ERP, supplier management and rules-based product configuration have together transformed Delta; and it’s still improving. Dean Palmer reports
"Since first implementing Evolution, we’ve cut stocks by 30% and reduced headcount by 10%,” says Jeffrey Clarke, finance director for pressure switch maker Delta Controls. “It’s not all down to the software, but it’s been a necessary foundation,” he adds.
“It’s given us better visibility throughout the business. For example, inspection used to be a wicket keeper. We manually checked that orders were put on the system correctly. Then repeated this process later on. We were nervous and didn’t feel confident about clients’ special configuration issues.”
The firm makes a range of process control instrumentation, such as pressure and temperature switches, flowmeters and programmable panel indicators. It’s based in Surrey and has 60 employees with an annual turnover of £4 million, 50% of this revenue coming from exports.
Clarke: “Our biggest problems stem from the fact that we have a large number of sales variants. Many orders are unique and so there’s little potential for batch manufacturing down on the shop floor. We receive around 60 orders per week, about half of these require engineering input and BOM [bill of material] creation.”
Why? “We’re not talking about simple switches here. Our products carry an average price of £300 per switch. Our catalogue is now at 60 pages and there are roughly 11 million different combinations a client can choose. Controlling that is crucial to our success.”
As far as IT systems are concerned, Clarke says the company started to run into problems back in 1990. “We had several business systems back then. We keyed in orders to an old ICL system that passed details over to PCs. It was too specialised and knowledge was trapped in people’s heads. We needed one business system that could handle the majority of what we were doing on a daily basis, but which was also flexible.”
He says there was little discipline on part structure, lots of firefighting, too much obsolescence, pricing errors and far too much time wasted on correcting internal errors. “Three sales engineers would often come up with three different switch arrangements for a client and therefore three different prices.”

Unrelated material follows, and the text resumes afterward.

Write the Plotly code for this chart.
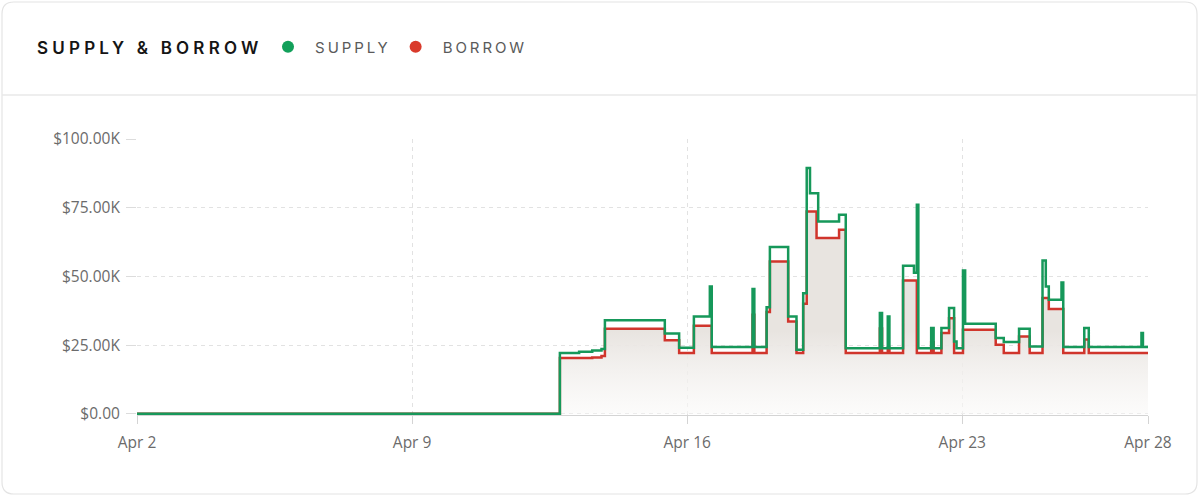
import plotly.graph_objects as go

# ---------------- data ----------------
times = [
    "2024-04-02 00:00", "2024-04-12 18:15", "2024-04-13 06:00", "2024-04-13 14:00",
    "2024-04-13 19:40", "2024-04-13 21:45", "2024-04-15 10:20", "2024-04-15 19:05",
    "2024-04-16 04:05", "2024-04-16 13:50", "2024-04-16 15:00", "2024-04-17 15:55",
    "2024-04-17 17:00", "2024-04-18 00:30", "2024-04-18 02:30", "2024-04-18 13:40",
    "2024-04-18 18:45", "2024-04-18 22:50", "2024-04-19 01:00", "2024-04-19 03:00",
    "2024-04-19 07:00", "2024-04-19 08:00", "2024-04-19 20:45", "2024-04-20 00:50",
    "2024-04-20 21:40", "2024-04-20 23:00", "2024-04-21 02:30", "2024-04-21 03:30",
    "2024-04-21 11:50", "2024-04-21 18:30", "2024-04-21 20:15", "2024-04-21 21:10",
    "2024-04-22 05:00", "2024-04-22 06:30", "2024-04-22 11:15", "2024-04-22 15:55",
    "2024-04-22 19:00", "2024-04-22 20:30", "2024-04-23 00:25", "2024-04-23 01:45",
    "2024-04-23 20:25", "2024-04-24 01:20", "2024-04-24 10:40", "2024-04-24 17:10",
    "2024-04-25 01:00", "2024-04-25 03:00", "2024-04-25 04:50", "2024-04-25 12:35",
    "2024-04-25 13:40", "2024-04-26 02:30", "2024-04-26 05:15", "2024-04-27 13:25",
    "2024-04-27 14:20", "2024-04-27 17:25",
]

supply = [
    0, 22100, 22600, 23000,
    23600, 34000, 29200, 24000,
    35400, 46300, 24300, 45400,
    24300, 38800, 60700, 35400,
    23300, 43900, 89400, 80300,
    80300, 70000, 72400, 23800,
    36700, 23800, 35400, 23800,
    53900, 51300, 76100, 23800,
    31200, 23800, 31200, 38500,
    26300, 23800, 52100, 32800,
    27600, 26100, 30900, 24500,
    55800, 46300, 41500, 47800,
    24300, 31200, 24300, 29400,
    24300, 24300,
]

borrow = [
    0, 20300, 20300, 20500,
    21000, 30900, 26800, 22100,
    32000, 32000, 22100, 36000,
    22100, 37000, 55400, 33600,
    22100, 40000, 73600, 73600,
    64000, 64000, 67000, 22100,
    31000, 22100, 24000, 22100,
    48500, 48500, 22100, 22100,
    26000, 22100, 29400, 34800,
    22100, 22100, 30600, 30600,
    25100, 22100, 28100, 22100,
    42100, 42100, 38100, 38100,
    22100, 27000, 22100, 22100,
    22100, 22100,
]

x_tick_vals = ["2024-04-02", "2024-04-09", "2024-04-16", "2024-04-23", "2024-04-27 17:25"]
x_tick_text = ["Apr 2", "Apr 9", "Apr 16", "Apr 23", "Apr 28"]
y_tick_vals = [0, 25000, 50000, 75000, 100000]
y_tick_text = ["$0.00", "$25.00K", "$50.00K", "$75.00K", "$100.00K"]

title_text = "SUPPLY & BORROW"
series_names = ["SUPPLY", "BORROW"]

# ---------------- style ----------------
GREEN = "#16985a"
RED = "#d0352c"
GREEN_DOT = "#12a05a"
RED_DOT = "#d93a2b"

W, H = 1200, 497
L, R, T, B = 137, 52, 139, 82          # plot area in pixels
pw, ph = W - L - R, H - T - B


def px_x(p):
    return (p - L) / pw


def px_y(p):
    return (H - B - p) / ph


fig = go.Figure()

# borrow: filled area + red line
fig.add_trace(go.Scatter(
    x=times, y=borrow, mode="lines", line=dict(color=RED, width=2.5, shape="hv"),
    fill="tozeroy",
    fillgradient=dict(type="vertical", start=0, stop=30000,
                      colorscale=[[0, "rgba(250,249,248,0.6)"], [1, "rgba(232,228,224,1)"]]),
    showlegend=False, legendgroup="b", name=series_names[1],
))
# supply: green line
fig.add_trace(go.Scatter(
    x=times, y=supply, mode="lines", line=dict(color=GREEN, width=2.5, shape="hv"),
    showlegend=False, legendgroup="s", name=series_names[0],
))

# legend entries with round dots
ls = "letter-spacing:2.9px"
fig.add_trace(go.Scatter(
    x=[None], y=[None], mode="markers", marker=dict(size=12, color=GREEN_DOT),
    name=f'<span style="{ls}"> {series_names[0]}</span>', legendgroup="s",
))
fig.add_trace(go.Scatter(
    x=[None], y=[None], mode="markers", marker=dict(size=12, color=RED_DOT),
    name=f'<span style="{ls}"> {series_names[1]}</span>', legendgroup="b",
))

# card outline (rounded) and header divider
def rounded_rect(x0, y0, x1, y1, r):
    rx, ry = r / pw, r / ph
    X0, X1 = px_x(x0), px_x(x1)
    Y0, Y1 = px_y(y0), px_y(y1)   # Y0 top, Y1 bottom
    return (f"M {X0+rx},{Y0} L {X1-rx},{Y0} Q {X1},{Y0} {X1},{Y0-ry} "
            f"L {X1},{Y1+ry} Q {X1},{Y1} {X1-rx},{Y1} L {X0+rx},{Y1} "
            f"Q {X0},{Y1} {X0},{Y1+ry} L {X0},{Y0-ry} Q {X0},{Y0} {X0+rx},{Y0} Z")

fig.add_shape(type="path", xref="paper", yref="paper", layer="below",
              path=rounded_rect(2, 2, 1197, 494, 12),
              line=dict(color="#e4e4e4", width=1.2), fillcolor="white")
fig.add_shape(type="line", xref="paper", yref="paper", layer="below",
              x0=px_x(2), x1=px_x(1197), y0=px_y(95), y1=px_y(95),
              line=dict(color="#e8e8e8", width=1.5))

TICK_FONT = dict(family="Open Sans, sans-serif", size=15.5, color="#6b6b6b")

fig.update_layout(
    width=W, height=H,
    margin=dict(l=L, r=R, t=T, b=B, pad=0),
    paper_bgcolor="white", plot_bgcolor="rgba(0,0,0,0)",
    font=dict(family="Inter, Liberation Sans, sans-serif", color="#6b6b6b", size=13),
    title=dict(
        text=f'<span style="letter-spacing:4.2px">{title_text}</span>',
        font=dict(family="Inter, sans-serif", size=17, color="#151515", weight=600),
        x=37 / W, xanchor="left", xref="container",
        y=1 - 48 / H, yanchor="middle", yref="container",
    ),
    legend=dict(
        orientation="h", x=px_x(268), xanchor="left", y=px_y(47), yanchor="middle",
        font=dict(family="Inter, sans-serif", size=15, color="#5a5a5a"),
        bgcolor="rgba(0,0,0,0)", itemclick="toggle",
    ),
    xaxis=dict(
        type="date", range=[x_tick_vals[0], x_tick_vals[-1]],
        tickvals=x_tick_vals, ticktext=x_tick_text,
        showgrid=True, gridcolor="#e2e2e2", griddash="4px,4px", gridwidth=1,
        showline=True, linecolor="#d4d4d4", linewidth=1.2,
        ticks="outside", ticklen=8, tickcolor="#d4d4d4", ticklabelstandoff=5,
        tickfont=TICK_FONT, zeroline=False, layer="below traces",
        fixedrange=True,
    ),
    yaxis=dict(
        range=[-450, 100000], tickvals=y_tick_vals, ticktext=y_tick_text,
        showgrid=True, gridcolor="#e2e2e2", griddash="4px,4px", gridwidth=1,
        showline=False, zeroline=False, layer="below traces",
        ticks="outside", ticklen=10, tickcolor="#dcdcdc", ticklabelstandoff=3,
        tickfont=TICK_FONT, fixedrange=True,
    ),
    hovermode="x unified",
)

fig.write_html("out.html")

In 1991, the company decided it needed to formulate some kind of IT strategy before purchasing new software. Clarke: “We created requirements lists from each department and then established a shortlist of open platform software suppliers… We chose Evolution’s [called MTMS back then] software for its coverage of disciplines and its flexibility.”
Transformed communications
Delta implemented Evolution’s sales order processing, stock control, financials, MRP (material requirements planning), work in progress control and costing modules on time and within budget in 1992. “We’ve had 10 years of usage covering all aspects of our business,” says Clarke. “Clear information is always available to the users when they need it. Communication between departments improved significantly. We’ve also been able to integrate other systems into Evolution over the years, feeding current information both ways.”
And it hasn’t stopped there. As well as savings from stock and headcount reductions, the implementation is now leading to other important benefits. “We’ve started to look outside our own four walls. In the past, we found our products used to be purchased by engineers and price was less of a consideration. But it’s changed now. The trend is moving away from engineering specifications towards commercial purchases. The buyer wants to treat our products like commodities; quality is assumed, and so our sales staff need to be professional salesmen, not engineers,” he says.
By March next year, the firm aims to go live internally with Fourth Shift’s Enable software running on an intranet. This will include a product sales configurator. “There are 11 rules or questions clients have to answer in order for our sales engineers to configure the correct switch. These have to be in the correct order for the customer. What we want internally is not always what the client needs to be presented with. That’s been one of the most difficult things to agree on.”